■ WHAT YOU NEED TO DO ■
Leave the pictures out and copy exactly the lines from the line containing "Give me the Plotly source for this chart." to the line containing "import plotly.graph_objects as go", both lines included.
::: RECORDS PROVIDED :::
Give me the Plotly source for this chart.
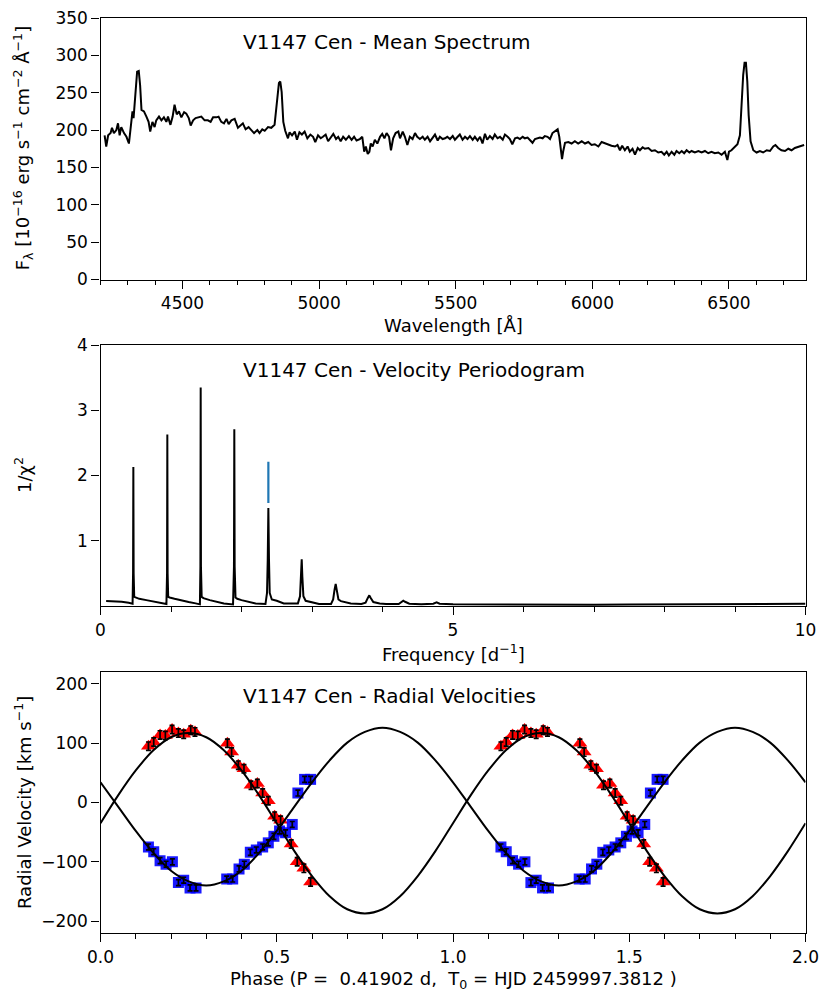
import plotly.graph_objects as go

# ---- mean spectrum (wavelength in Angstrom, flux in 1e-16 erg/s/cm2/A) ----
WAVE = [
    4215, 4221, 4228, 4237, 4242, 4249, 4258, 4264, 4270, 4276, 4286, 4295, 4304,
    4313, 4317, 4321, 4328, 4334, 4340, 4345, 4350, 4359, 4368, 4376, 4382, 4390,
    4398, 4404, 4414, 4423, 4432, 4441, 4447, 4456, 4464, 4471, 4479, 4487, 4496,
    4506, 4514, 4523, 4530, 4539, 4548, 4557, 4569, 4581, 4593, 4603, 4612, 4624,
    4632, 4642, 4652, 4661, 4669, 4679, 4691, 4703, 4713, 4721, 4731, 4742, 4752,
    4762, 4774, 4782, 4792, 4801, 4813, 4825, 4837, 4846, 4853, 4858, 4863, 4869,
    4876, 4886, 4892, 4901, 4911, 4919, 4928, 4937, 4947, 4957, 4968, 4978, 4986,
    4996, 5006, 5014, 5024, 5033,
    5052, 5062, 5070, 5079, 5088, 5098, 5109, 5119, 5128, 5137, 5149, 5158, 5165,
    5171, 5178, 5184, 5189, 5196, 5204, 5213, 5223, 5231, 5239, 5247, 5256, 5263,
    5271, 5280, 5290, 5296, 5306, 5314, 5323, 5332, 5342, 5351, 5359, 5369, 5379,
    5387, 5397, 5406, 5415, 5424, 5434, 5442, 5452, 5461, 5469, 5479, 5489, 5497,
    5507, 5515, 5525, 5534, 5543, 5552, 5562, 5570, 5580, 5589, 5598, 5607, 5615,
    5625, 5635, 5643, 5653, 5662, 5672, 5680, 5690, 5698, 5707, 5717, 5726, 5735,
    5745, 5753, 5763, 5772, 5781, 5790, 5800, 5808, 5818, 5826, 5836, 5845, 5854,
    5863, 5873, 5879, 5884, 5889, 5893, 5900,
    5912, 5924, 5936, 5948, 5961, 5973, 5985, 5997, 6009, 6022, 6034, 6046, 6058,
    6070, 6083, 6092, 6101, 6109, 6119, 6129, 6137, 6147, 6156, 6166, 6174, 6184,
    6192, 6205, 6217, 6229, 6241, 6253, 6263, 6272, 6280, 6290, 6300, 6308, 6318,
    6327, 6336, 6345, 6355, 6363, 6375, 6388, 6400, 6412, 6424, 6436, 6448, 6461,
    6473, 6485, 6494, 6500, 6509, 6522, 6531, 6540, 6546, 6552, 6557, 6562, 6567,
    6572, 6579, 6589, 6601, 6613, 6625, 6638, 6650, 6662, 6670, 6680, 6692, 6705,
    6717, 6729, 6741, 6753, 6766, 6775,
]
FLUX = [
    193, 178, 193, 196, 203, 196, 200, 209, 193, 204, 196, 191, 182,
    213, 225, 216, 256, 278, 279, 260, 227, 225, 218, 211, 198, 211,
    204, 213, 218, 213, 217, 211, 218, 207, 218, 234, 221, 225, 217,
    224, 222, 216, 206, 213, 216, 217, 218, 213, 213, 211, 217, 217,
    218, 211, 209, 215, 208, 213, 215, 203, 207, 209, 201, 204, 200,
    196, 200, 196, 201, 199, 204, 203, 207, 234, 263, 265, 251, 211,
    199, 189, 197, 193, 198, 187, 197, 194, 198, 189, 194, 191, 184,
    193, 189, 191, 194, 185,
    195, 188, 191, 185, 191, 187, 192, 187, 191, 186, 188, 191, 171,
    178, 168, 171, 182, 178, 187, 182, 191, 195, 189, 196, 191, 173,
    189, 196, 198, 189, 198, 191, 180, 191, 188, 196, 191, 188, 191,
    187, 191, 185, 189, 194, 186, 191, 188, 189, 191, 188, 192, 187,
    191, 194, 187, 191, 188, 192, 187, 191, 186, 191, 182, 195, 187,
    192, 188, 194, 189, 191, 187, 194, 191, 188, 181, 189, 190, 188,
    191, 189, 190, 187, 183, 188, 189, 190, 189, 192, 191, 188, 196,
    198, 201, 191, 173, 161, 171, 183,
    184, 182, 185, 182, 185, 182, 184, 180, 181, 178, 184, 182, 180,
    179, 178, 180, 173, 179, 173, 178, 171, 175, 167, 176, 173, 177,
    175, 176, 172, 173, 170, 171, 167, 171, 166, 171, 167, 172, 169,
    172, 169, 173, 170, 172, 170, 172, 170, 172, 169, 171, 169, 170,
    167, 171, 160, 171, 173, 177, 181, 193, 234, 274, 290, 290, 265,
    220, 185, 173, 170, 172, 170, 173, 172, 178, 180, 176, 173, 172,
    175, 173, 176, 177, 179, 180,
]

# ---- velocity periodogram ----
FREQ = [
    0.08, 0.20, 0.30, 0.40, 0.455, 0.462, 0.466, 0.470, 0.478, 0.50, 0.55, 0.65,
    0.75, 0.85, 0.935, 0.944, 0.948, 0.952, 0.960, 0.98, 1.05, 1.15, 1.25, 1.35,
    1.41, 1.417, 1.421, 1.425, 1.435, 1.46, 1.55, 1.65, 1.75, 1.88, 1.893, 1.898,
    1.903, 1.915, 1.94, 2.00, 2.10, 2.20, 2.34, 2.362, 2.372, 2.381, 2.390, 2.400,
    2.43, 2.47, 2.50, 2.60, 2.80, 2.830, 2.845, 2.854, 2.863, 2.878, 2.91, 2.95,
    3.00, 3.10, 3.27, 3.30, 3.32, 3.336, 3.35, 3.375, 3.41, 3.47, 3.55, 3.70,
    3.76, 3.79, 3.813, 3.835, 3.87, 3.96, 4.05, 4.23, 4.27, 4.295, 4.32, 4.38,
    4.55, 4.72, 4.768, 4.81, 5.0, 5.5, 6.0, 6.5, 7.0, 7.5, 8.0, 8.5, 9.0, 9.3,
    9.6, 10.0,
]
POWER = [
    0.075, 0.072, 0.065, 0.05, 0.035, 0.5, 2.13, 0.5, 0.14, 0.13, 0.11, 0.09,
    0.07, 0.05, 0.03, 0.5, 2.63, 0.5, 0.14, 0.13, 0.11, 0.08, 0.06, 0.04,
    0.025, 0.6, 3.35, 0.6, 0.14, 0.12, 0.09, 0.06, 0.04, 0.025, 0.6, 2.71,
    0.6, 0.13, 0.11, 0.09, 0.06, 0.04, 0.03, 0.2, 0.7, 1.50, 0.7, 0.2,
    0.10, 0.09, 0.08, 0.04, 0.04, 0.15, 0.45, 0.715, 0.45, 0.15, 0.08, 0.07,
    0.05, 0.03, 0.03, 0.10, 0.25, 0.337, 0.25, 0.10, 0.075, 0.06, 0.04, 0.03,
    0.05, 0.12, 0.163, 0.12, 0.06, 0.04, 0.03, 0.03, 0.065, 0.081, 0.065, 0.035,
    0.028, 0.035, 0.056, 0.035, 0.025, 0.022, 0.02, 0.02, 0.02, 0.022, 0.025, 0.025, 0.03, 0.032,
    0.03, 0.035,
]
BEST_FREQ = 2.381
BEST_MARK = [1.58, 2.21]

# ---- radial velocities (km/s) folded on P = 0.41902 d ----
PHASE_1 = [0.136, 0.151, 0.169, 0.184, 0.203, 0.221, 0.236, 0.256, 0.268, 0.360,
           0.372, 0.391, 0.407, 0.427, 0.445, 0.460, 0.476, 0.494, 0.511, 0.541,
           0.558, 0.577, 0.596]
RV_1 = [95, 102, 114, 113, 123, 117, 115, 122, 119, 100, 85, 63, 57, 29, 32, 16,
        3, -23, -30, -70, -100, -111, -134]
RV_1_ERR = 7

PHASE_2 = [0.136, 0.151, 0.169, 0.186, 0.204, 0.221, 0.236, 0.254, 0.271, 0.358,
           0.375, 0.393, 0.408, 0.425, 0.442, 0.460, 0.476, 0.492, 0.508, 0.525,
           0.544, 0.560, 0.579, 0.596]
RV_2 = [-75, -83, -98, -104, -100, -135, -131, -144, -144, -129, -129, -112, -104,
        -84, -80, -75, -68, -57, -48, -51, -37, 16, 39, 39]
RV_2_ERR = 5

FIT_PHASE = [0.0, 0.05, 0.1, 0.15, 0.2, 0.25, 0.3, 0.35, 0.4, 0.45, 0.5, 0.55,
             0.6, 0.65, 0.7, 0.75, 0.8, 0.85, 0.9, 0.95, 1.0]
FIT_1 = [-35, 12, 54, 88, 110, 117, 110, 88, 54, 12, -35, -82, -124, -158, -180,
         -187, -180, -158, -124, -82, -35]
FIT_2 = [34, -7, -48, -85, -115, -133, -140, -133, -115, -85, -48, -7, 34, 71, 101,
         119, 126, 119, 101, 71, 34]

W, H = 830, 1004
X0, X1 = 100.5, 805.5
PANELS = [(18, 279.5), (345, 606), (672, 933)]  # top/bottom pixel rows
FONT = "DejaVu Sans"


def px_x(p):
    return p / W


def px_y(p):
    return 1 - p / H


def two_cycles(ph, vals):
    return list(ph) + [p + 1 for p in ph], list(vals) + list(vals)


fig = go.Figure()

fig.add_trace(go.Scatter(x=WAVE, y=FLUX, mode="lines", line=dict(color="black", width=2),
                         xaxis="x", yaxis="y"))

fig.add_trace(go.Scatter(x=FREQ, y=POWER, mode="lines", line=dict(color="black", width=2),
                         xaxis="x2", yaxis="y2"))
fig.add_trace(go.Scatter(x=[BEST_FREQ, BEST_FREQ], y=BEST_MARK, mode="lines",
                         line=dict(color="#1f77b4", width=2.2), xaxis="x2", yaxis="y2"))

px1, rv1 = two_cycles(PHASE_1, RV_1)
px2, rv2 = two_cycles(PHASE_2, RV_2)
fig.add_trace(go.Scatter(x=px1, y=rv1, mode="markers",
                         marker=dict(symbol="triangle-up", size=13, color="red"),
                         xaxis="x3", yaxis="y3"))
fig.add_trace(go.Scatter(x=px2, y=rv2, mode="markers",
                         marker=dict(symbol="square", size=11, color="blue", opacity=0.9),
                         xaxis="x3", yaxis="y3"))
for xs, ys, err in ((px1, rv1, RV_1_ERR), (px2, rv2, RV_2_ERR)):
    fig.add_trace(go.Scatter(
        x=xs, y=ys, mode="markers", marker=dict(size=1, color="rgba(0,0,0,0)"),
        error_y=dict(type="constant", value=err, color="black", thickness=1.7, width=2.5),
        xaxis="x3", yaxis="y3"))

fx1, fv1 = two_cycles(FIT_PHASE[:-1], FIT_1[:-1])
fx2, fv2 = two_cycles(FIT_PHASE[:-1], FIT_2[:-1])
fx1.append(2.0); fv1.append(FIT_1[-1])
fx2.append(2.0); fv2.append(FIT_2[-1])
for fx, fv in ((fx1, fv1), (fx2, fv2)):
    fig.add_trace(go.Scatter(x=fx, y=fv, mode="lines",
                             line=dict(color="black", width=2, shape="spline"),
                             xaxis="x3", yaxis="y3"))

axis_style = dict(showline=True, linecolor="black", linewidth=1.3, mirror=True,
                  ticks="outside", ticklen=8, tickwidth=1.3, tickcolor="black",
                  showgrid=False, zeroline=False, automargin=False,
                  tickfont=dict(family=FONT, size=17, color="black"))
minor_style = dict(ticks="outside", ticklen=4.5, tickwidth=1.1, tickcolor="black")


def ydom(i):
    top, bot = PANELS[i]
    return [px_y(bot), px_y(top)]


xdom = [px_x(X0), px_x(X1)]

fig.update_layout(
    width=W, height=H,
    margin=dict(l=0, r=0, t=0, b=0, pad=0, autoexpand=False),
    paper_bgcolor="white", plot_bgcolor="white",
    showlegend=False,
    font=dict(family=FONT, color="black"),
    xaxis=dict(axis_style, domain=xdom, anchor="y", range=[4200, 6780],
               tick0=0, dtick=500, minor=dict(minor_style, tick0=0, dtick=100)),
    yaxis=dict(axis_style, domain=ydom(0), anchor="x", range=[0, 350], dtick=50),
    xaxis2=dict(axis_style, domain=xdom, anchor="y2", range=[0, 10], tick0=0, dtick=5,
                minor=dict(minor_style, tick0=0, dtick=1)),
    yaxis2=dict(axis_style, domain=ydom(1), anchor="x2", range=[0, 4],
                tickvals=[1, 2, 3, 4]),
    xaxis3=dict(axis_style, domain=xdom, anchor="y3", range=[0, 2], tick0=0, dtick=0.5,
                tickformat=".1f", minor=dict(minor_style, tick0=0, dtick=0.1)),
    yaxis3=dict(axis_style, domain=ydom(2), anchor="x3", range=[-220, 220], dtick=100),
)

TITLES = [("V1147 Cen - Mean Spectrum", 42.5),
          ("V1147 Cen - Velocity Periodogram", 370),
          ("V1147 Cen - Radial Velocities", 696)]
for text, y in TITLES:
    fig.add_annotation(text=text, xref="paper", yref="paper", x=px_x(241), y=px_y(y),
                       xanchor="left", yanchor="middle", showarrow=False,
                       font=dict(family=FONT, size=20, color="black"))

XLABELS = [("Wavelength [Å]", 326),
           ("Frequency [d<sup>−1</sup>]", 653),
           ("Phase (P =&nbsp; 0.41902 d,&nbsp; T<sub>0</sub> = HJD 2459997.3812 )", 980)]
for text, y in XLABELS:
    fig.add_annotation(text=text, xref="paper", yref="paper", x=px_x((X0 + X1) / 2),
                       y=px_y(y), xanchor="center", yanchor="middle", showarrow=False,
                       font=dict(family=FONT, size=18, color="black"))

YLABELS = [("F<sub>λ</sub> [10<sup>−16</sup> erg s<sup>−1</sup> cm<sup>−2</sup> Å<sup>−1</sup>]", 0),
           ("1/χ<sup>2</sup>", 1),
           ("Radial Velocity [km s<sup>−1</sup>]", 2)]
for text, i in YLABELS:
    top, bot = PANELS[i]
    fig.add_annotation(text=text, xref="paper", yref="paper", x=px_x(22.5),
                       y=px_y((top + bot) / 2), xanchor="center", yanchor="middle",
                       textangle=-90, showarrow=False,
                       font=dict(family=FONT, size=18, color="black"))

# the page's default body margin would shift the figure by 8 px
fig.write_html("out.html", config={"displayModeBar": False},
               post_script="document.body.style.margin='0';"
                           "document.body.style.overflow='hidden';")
:::
::: RECORDS PROVIDED :::
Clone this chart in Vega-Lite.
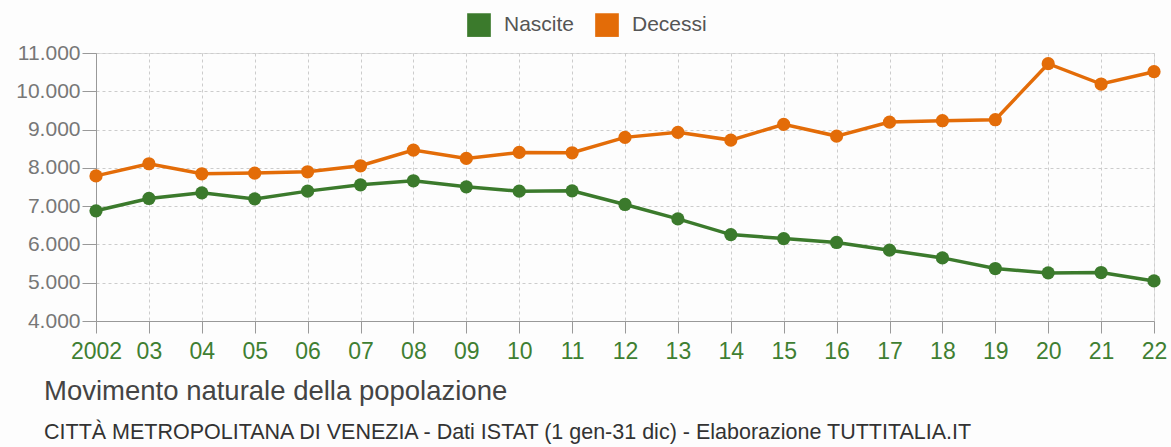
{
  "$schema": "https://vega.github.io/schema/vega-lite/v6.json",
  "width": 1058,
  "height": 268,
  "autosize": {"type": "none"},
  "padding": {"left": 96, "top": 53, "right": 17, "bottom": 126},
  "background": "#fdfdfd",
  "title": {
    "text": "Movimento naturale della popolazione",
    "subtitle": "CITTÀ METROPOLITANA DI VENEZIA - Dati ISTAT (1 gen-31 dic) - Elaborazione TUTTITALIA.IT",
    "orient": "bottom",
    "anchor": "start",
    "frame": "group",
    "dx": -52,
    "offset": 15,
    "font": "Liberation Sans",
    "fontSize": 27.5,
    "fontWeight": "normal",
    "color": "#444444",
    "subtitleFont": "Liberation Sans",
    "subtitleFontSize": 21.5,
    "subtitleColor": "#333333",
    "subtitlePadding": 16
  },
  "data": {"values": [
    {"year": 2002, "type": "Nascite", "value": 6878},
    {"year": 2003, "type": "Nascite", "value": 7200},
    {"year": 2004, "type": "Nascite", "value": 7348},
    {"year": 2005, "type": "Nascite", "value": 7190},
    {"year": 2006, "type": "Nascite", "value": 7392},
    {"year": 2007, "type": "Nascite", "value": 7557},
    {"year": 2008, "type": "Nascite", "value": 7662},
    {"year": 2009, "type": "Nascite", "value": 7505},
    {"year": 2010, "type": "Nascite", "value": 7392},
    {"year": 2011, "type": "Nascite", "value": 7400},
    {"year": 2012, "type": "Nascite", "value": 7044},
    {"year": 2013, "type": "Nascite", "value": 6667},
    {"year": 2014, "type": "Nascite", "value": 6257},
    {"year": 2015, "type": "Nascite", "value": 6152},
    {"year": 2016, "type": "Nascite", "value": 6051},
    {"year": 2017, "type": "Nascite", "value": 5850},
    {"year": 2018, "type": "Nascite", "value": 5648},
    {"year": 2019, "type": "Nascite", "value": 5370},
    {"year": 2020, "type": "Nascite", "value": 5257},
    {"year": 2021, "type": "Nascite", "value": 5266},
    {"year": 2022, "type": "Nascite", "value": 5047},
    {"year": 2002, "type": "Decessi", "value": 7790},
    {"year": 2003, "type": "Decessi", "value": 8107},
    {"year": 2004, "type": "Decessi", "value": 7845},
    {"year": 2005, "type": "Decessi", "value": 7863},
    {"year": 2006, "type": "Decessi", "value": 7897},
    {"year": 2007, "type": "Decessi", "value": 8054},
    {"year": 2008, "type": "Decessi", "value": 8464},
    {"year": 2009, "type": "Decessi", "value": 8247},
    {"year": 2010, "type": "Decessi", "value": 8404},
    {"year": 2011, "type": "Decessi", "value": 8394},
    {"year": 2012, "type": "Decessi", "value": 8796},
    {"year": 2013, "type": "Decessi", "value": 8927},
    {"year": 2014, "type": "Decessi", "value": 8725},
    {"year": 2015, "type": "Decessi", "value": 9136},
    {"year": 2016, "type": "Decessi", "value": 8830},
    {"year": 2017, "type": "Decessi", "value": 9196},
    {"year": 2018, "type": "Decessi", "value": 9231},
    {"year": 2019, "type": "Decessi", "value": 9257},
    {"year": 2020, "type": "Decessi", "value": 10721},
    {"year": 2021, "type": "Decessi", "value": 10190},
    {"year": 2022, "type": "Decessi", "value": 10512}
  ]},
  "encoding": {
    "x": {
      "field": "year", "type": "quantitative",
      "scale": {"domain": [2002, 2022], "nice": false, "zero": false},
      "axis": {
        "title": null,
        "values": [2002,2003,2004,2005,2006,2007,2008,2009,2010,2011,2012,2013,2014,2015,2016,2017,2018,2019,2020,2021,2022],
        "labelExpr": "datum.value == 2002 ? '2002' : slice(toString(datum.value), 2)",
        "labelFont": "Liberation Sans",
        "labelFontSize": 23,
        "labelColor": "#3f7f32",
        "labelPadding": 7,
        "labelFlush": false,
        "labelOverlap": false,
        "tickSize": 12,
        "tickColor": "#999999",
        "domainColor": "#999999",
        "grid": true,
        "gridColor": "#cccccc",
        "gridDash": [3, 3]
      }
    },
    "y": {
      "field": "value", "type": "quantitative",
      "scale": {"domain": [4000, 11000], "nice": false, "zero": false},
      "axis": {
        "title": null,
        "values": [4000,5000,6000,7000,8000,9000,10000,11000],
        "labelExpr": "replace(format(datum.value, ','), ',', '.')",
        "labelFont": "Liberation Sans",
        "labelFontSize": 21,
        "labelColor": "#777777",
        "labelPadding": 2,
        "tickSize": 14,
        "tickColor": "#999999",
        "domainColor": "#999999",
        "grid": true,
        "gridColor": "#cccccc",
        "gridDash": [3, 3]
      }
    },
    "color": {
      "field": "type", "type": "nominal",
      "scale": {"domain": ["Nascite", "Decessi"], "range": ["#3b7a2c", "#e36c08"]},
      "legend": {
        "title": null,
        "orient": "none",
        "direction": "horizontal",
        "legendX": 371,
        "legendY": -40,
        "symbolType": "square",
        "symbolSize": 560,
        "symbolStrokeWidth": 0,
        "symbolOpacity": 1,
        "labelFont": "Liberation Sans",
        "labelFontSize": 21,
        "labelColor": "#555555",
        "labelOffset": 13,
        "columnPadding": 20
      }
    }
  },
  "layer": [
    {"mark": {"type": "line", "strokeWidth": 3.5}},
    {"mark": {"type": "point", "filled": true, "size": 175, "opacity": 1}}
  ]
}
:::
::: RECORDS PROVIDED :::
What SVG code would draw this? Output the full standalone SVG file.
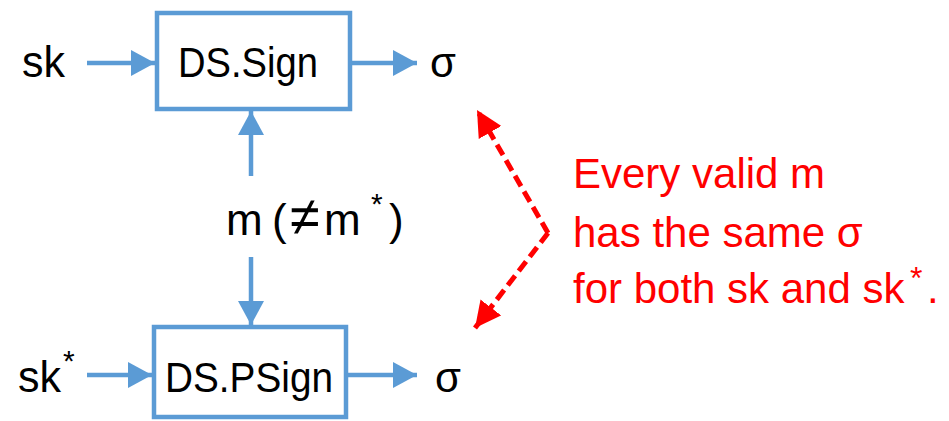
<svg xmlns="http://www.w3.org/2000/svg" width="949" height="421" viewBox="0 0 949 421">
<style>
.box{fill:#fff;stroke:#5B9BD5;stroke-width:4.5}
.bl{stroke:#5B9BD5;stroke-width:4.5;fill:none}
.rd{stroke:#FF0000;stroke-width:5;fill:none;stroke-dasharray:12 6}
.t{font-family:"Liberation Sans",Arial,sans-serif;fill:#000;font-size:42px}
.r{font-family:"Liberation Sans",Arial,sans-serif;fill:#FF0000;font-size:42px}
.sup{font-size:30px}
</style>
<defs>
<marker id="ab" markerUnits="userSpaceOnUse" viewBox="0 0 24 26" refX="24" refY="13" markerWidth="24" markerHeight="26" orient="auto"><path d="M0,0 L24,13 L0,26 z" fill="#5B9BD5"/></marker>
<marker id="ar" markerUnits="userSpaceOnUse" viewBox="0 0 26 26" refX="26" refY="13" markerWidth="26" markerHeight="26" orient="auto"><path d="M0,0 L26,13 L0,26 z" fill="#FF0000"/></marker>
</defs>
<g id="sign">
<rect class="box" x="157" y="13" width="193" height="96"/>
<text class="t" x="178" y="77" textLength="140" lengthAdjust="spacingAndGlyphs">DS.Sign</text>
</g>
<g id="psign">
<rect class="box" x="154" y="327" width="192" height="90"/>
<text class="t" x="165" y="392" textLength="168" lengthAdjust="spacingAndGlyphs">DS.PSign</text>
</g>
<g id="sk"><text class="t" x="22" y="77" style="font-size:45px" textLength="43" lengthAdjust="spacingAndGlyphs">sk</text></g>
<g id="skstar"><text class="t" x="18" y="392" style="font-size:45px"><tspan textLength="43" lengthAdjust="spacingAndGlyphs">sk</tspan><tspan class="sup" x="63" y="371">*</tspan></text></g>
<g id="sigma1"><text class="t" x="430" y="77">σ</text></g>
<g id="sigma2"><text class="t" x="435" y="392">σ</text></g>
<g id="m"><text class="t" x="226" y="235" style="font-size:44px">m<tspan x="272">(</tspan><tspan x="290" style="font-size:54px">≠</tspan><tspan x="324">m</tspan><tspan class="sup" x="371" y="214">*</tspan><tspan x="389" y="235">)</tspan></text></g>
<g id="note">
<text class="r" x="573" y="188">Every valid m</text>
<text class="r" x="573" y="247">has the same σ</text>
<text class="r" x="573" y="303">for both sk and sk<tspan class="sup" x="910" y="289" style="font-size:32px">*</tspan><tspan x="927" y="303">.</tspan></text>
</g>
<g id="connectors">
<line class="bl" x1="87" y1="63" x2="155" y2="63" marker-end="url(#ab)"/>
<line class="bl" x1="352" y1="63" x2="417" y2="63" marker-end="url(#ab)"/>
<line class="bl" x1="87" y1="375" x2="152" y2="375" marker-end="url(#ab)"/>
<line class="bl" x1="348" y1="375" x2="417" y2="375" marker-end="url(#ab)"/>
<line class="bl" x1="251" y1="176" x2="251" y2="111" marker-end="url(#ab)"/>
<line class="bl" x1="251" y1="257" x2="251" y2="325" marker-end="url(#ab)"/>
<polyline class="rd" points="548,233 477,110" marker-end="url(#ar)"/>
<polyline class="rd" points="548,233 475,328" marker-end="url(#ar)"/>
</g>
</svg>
:::
■ OUTPUT FOR THIS EXERCISE ■
Give me the Plotly source for this chart.
import plotly.graph_objects as go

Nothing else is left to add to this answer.